Saturday, July 10, 2010

Come Follow Me

Mark 1:14-20 The Calling of the First Disciples

*this was preached about the first night at camp: one of the two sermons that I liked*

I would read the passage before reading this; make your own assumptions before you read mine.

I don't know about you, but if I were fishing and someone came up to me and said to stop what I'm was doing and follow him, I wouldn't. To be honest. It would be crazy, leaving your job, and not knowing when you would come back. Especially if this person told you that you would fish people instead of the literal fish. He would be crazy.

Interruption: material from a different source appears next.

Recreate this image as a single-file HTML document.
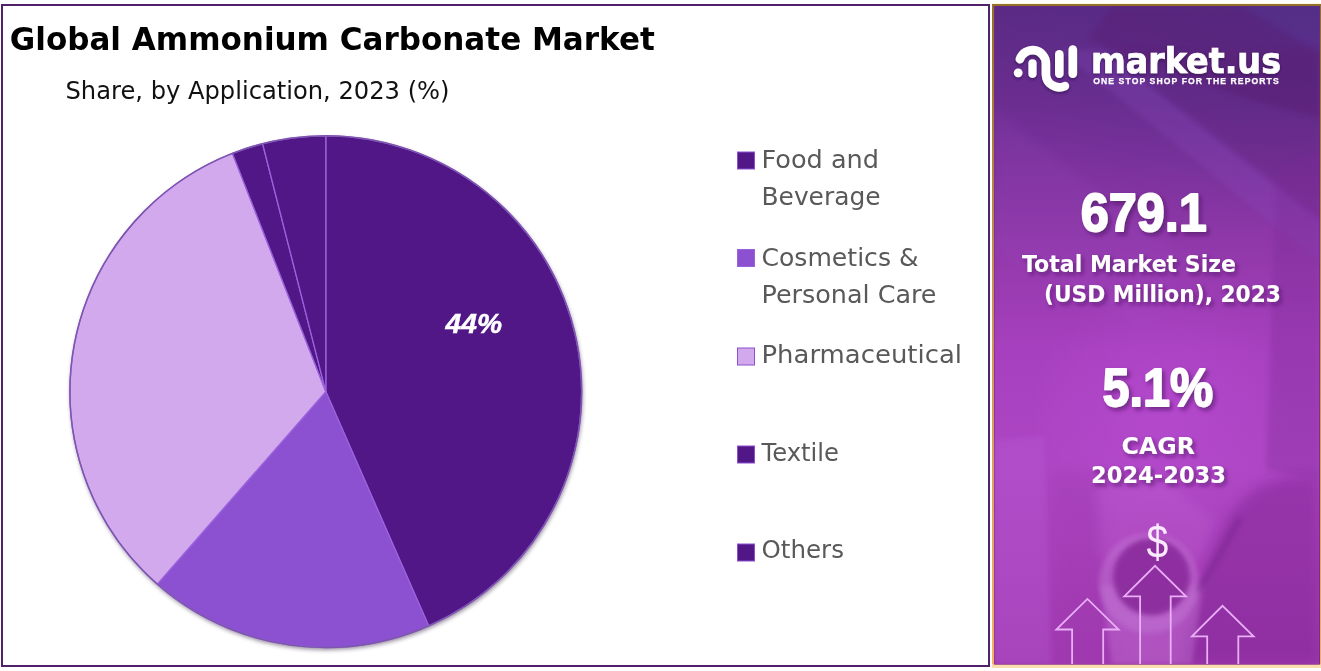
<!DOCTYPE html>
<html lang="en">
<head>
<meta charset="utf-8">
<title>Global Ammonium Carbonate Market</title>
<style>
html,body{margin:0;padding:0;background:#fff;}
body{width:1321px;height:671px;overflow:hidden;position:relative;font-family:"Liberation Sans",sans-serif;}
svg{position:absolute;left:0;top:0;display:block;}
text{font-family:"Liberation Sans",sans-serif;}
.dv, .dv text{font-family:"DejaVu Sans","Liberation Sans",sans-serif;}
</style>
</head>
<body>
<svg width="1321" height="671" viewBox="0 0 1321 671">
<defs>
  <linearGradient id="pbg" x1="0" y1="0" x2="0" y2="1">
    <stop offset="0" stop-color="#5a2a84"/>
    <stop offset="0.145" stop-color="#6b2d90"/>
    <stop offset="0.265" stop-color="#80339f"/>
    <stop offset="0.40" stop-color="#963aae"/>
    <stop offset="0.52" stop-color="#a740be"/>
    <stop offset="0.70" stop-color="#ae46c4"/>
    <stop offset="0.85" stop-color="#a840ba"/>
    <stop offset="1" stop-color="#a03ab0"/>
  </linearGradient>
  <linearGradient id="gold" x1="0" y1="0" x2="0" y2="1">
    <stop offset="0" stop-color="#94702a"/>
    <stop offset="0.45" stop-color="#c8945a"/>
    <stop offset="1" stop-color="#f2b464"/>
  </linearGradient>
  <filter id="pieShadow" x="-10%" y="-10%" width="120%" height="120%">
    <feGaussianBlur stdDeviation="2"/>
  </filter>
  <filter id="txtShadow" x="-20%" y="-20%" width="140%" height="160%">
    <feDropShadow dx="2.5" dy="3" stdDeviation="2" flood-color="#4a0a5e" flood-opacity="0.6"/>
  </filter>
  <filter id="logoShadow" x="-20%" y="-20%" width="140%" height="150%">
    <feDropShadow dx="0" dy="1.5" stdDeviation="1.8" flood-color="#2a0a4a" flood-opacity="0.7"/>
  </filter>
  <radialGradient id="trTint" cx="1" cy="0" r="1" gradientTransform="translate(0 0)">
    <stop offset="0" stop-color="#4a348c" stop-opacity="0.45"/>
    <stop offset="0.6" stop-color="#4a348c" stop-opacity="0.15"/>
    <stop offset="1" stop-color="#4a348c" stop-opacity="0"/>
  </radialGradient>
  <radialGradient id="glow" cx="0.5" cy="0.5" r="0.5">
    <stop offset="0" stop-color="#c050dc" stop-opacity="0.40"/>
    <stop offset="1" stop-color="#c050dc" stop-opacity="0"/>
  </radialGradient>
  <filter id="b3" x="-30%" y="-30%" width="160%" height="160%"><feGaussianBlur stdDeviation="2.5"/></filter>
  <filter id="b6" x="-30%" y="-30%" width="160%" height="160%"><feGaussianBlur stdDeviation="6"/></filter>
  <filter id="b10" x="-30%" y="-30%" width="160%" height="160%"><feGaussianBlur stdDeviation="10"/></filter>
  <clipPath id="panelClip"><rect x="994" y="6" width="326" height="658"/></clipPath>
</defs>

<!-- left frame -->
<rect x="2" y="5" width="987" height="661" fill="#ffffff" stroke="#50206a" stroke-width="2"/>

<!-- titles -->
<text x="9.8" y="50" class="dv" font-size="32.5" font-weight="700" fill="#000" textLength="645" lengthAdjust="spacingAndGlyphs">Global Ammonium Carbonate Market</text>
<text x="65.5" y="99" class="dv" font-size="24" fill="#111" textLength="384" lengthAdjust="spacingAndGlyphs">Share, by Application, 2023 (%)</text>

<!-- pie -->
<circle cx="326.6" cy="394" r="256" fill="#3a2a4a" opacity="0.55" filter="url(#pieShadow)"/>
<g id="pie" stroke="#9a62dc" stroke-width="1.3" stroke-linejoin="round">
<path d="M325.8,391.6 L325.80,135.80 A255.8,255.8 0 0 1 428.62,625.83 Z" fill="#511786"/>
<path d="M325.8,391.6 L428.62,625.83 A255.8,255.8 0 0 1 157.31,584.07 Z" fill="#8c51d0"/>
<path d="M325.8,391.6 L157.31,584.07 A255.8,255.8 0 0 1 232.46,153.44 Z" fill="#d3a9ee"/>
<path d="M325.8,391.6 L232.46,153.44 A255.8,255.8 0 0 1 262.62,143.73 Z" fill="#511786"/>
<path d="M325.8,391.6 L262.62,143.73 A255.8,255.8 0 0 1 325.80,135.80 Z" fill="#511786"/>
</g>
<circle cx="325.8" cy="391.6" r="255.9" fill="none" stroke="#7c56ae" stroke-width="1.5"/>
<text x="445.5" y="333" font-size="27" font-weight="700" font-style="italic" fill="#fff" stroke="#fff" stroke-width="0.5" textLength="56.5" lengthAdjust="spacingAndGlyphs">44%</text>

<!-- legend -->
<g class="dv" font-size="24" fill="#595959">
  <rect x="737.5" y="152" width="17" height="17" fill="#511786" stroke="#8c51d0" stroke-width="1"/>
  <text x="761.5" y="168.2" textLength="117.5" lengthAdjust="spacingAndGlyphs">Food and</text>
  <text x="761.5" y="204.5" textLength="119" lengthAdjust="spacingAndGlyphs">Beverage</text>

  <rect x="737.5" y="249.5" width="17" height="17" fill="#8c51d0" stroke="#9a62dc" stroke-width="1"/>
  <text x="761.5" y="265.7" textLength="157" lengthAdjust="spacingAndGlyphs">Cosmetics &amp;</text>
  <text x="761.5" y="302.9" textLength="175" lengthAdjust="spacingAndGlyphs">Personal Care</text>

  <rect x="737.5" y="348" width="17" height="17" fill="#d3a9ee" stroke="#8c51d0" stroke-width="1"/>
  <text x="761.5" y="363.4" textLength="200.5" lengthAdjust="spacingAndGlyphs">Pharmaceutical</text>

  <rect x="737.5" y="446" width="17" height="17" fill="#511786" stroke="#8c51d0" stroke-width="1"/>
  <text x="761.5" y="461.4" textLength="77.5" lengthAdjust="spacingAndGlyphs">Textile</text>

  <rect x="737.5" y="544" width="17" height="17" fill="#511786" stroke="#8c51d0" stroke-width="1"/>
  <text x="761.5" y="558.3" textLength="82.5" lengthAdjust="spacingAndGlyphs">Others</text>
</g>

<!-- right panel -->
<rect x="992" y="4" width="329" height="663" fill="url(#gold)"/>
<rect x="992" y="3.4" width="329" height="0.8" fill="#fff6d2"/>
<rect x="992" y="4" width="329" height="2.2" fill="#94702a"/>
<rect x="992" y="664.4" width="329" height="3.6" fill="#fadfae"/>
<rect x="994" y="6" width="326" height="658.5" fill="#7a2a80"/>
<rect x="994.6" y="6.2" width="324.6" height="658.2" fill="url(#pbg)"/>
<g clip-path="url(#panelClip)" id="panelbg">
  <!-- top-right cool tint -->
  <rect x="994" y="6" width="326" height="230" fill="url(#trTint)"/>
  <!-- dark paper top centre -->
  <polygon points="1088,40 1112,6 1240,6 1320,52 1320,118 1250,100" fill="#581c70" opacity="0.40" filter="url(#b3)"/>
  <!-- diagonal bands -->
  <polygon points="1060,50 1104,50 1320,222 1320,262" fill="#9050c4" opacity="0.22" filter="url(#b3)"/>
  <polygon points="1110,50 1320,50 1320,218" fill="#5a1c6c" opacity="0.20" filter="url(#b3)"/>
  <polygon points="994,110 1190,260 1150,330 994,250" fill="#a050c8" opacity="0.14" filter="url(#b6)"/>
  <!-- centre glow -->
  <ellipse cx="1160" cy="410" rx="130" ry="120" fill="url(#glow)"/>
  <!-- right darker column mid -->
  <polygon points="1276,170 1320,150 1320,480 1266,470" fill="#7a2a96" opacity="0.30" filter="url(#b3)"/>
  <!-- lower-left light paper -->
  <polygon points="994,440 1044,436 1052,664 994,664" fill="#b85cd4" opacity="0.32" filter="url(#b3)"/>
  <polygon points="1052,470 1100,470 1120,664 1052,664" fill="#9a34a8" opacity="0.22" filter="url(#b6)"/>
  <polygon points="1095,484 1170,484 1215,520 1200,560 1100,560" fill="#c66cd8" opacity="0.25" filter="url(#b6)"/>
  <!-- arm / dark shape lower right -->
  <path d="M1320,478 C1280,470 1250,488 1232,512 C1205,560 1188,610 1180,664 L1320,664 Z" fill="#7c2490" opacity="0.45" filter="url(#b6)"/>
  <!-- mug body -->
  <path d="M1101,585 L1112,664 L1192,664 L1203,585 Z" fill="#c77ad8" opacity="0.38" filter="url(#b3)"/>
  <!-- cup -->
  <circle cx="1149" cy="583" r="50" fill="#c47ad6" opacity="0.45" filter="url(#b3)"/>
  <circle cx="1151.5" cy="577" r="38.5" fill="#8a2a9c" opacity="0.9" filter="url(#b3)"/>
  <!-- pen -->
  <path d="M1240,518 L1198,592" stroke="#74208a" stroke-width="6" opacity="0.45" filter="url(#b3)" fill="none"/>
</g>

<!-- logo -->
<g filter="url(#logoShadow)">
  <g fill="none" stroke="#fff" stroke-width="8.6" stroke-linecap="round" stroke-linejoin="round">
    <path d="M1019.9,59.2 A13.35,13.35 0 0 1 1045.9,63.6 L1045.9,74 A13.4,13.4 0 0 0 1064.9,86.1"/>
    <path d="M1032.5,63.3 L1032.5,73.8" stroke-width="8.2"/>
    <path d="M1059.3,54.4 L1059.3,73.8"/>
    <path d="M1072.8,49.5 L1072.8,73.8"/>
  </g>
  <circle cx="1018.2" cy="72.8" r="4.4" fill="#fff"/>
  <text class="dv" x="1091" y="72.7" font-size="35" font-weight="700" fill="#fff" stroke="#fff" stroke-width="0.7" textLength="190" lengthAdjust="spacingAndGlyphs">market.us</text>
</g>
<text x="1093.2" y="84.1" font-size="8.6" font-weight="700" fill="#fff" stroke="#fff" stroke-width="0.25" textLength="185.5" lengthAdjust="spacing">ONE STOP SHOP FOR THE REPORTS</text>

<!-- numbers -->
<g fill="#fff" font-weight="700" filter="url(#txtShadow)">
  <text x="1080.8" y="230.8" font-size="54" stroke="#fff" stroke-width="1.8" stroke-linejoin="round" textLength="126" lengthAdjust="spacingAndGlyphs">679.1</text>
  <text class="dv" x="1022" y="271.5" font-size="23" textLength="214" lengthAdjust="spacingAndGlyphs">Total Market Size</text>
  <text class="dv" x="1044" y="302.4" font-size="23" textLength="237" lengthAdjust="spacingAndGlyphs">(USD Million), 2023</text>
  <text x="1102.6" y="406.2" font-size="54" stroke="#fff" stroke-width="1.8" stroke-linejoin="round" textLength="110.5" lengthAdjust="spacingAndGlyphs">5.1%</text>
  <text class="dv" x="1121.5" y="454" font-size="22.5" textLength="73.5" lengthAdjust="spacingAndGlyphs">CAGR</text>
  <text class="dv" x="1091" y="482.9" font-size="22.5" textLength="135" lengthAdjust="spacingAndGlyphs">2024-2033</text>
</g>

<!-- dollar + arrows -->
<text x="1146.6" y="558.3" font-size="47" fill="#fbeaff" textLength="21.8" lengthAdjust="spacingAndGlyphs">$</text>
<g fill="none" stroke="#e9aef6" stroke-width="1.8" stroke-linejoin="miter">
  <path d="M1140.1,664 L1140.1,596.4 L1124.3,596.4 L1155,565.8 L1186,596.4 L1170.7,596.4 L1170.7,664"/>
  <path d="M1072.1,664 L1072.1,629.5 L1056.3,629.5 L1087.4,598.9 L1118.7,629.5 L1103.2,629.5 L1103.2,664"/>
  <path d="M1207.2,664 L1207.2,636.4 L1191.9,636.4 L1222.5,605.8 L1253.6,636.4 L1238.3,636.4 L1238.3,664"/>
</g>
</svg>
</body>
</html>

That's what I thought. And I thought that the disciples were crazy. Why would they listen to Him? Well, I never knew the context, and that's where it all makes sense.

The children of that time period would go to a school where they would memorize the entire first five books of the old testament. It was sort of required, then when they got older, they memorized the entire old testament. They would know the whole thing like the back of their hand.

When they turned about sixteen, and it was time for them to get a job, they would turn to their father's trade. Whatever it was, whether it was fishing or farming, they would pick up that trade. But the really special, smart kids would find a priest that they really admired and desired to be like. They would ask them to accept them as a disciple, where the priest would teach them everything they knew.

The priest would then quiz the kid about the old testament, quoting verses, or explaining what it means. If the kid did good, the priest would accept them as a disciple, and the kid would leave with them to learn their ways.

Only the special and smart kids would get picked. The other ordinary kids would just work their father's trade.

This is why when a teacher like Jesus came to their village and asked the ordinary kids to follow him, they dropped their nets and left their father in the boat to follow Him. They, the regular kids that worked their father's trade, were being chosen to learn the ways of this great teacher. The father of James and John would have also been supportive of their choice. How great would it be to tell everyone that your child is a disciple of a teacher? They would run home and tell the whole family, who would celebrate with him. James and John had been chosen, where Jesus could have picked the smartest kid who could quote any verse from the old testament.

This made so much sense now that I knew the context. Before I thought that the disciples were a little crazy that they would follow Jesus without a second thought, whether the Holy Spirit was working in them or not. But now it makes sense that they would want to follow him. They had been picked.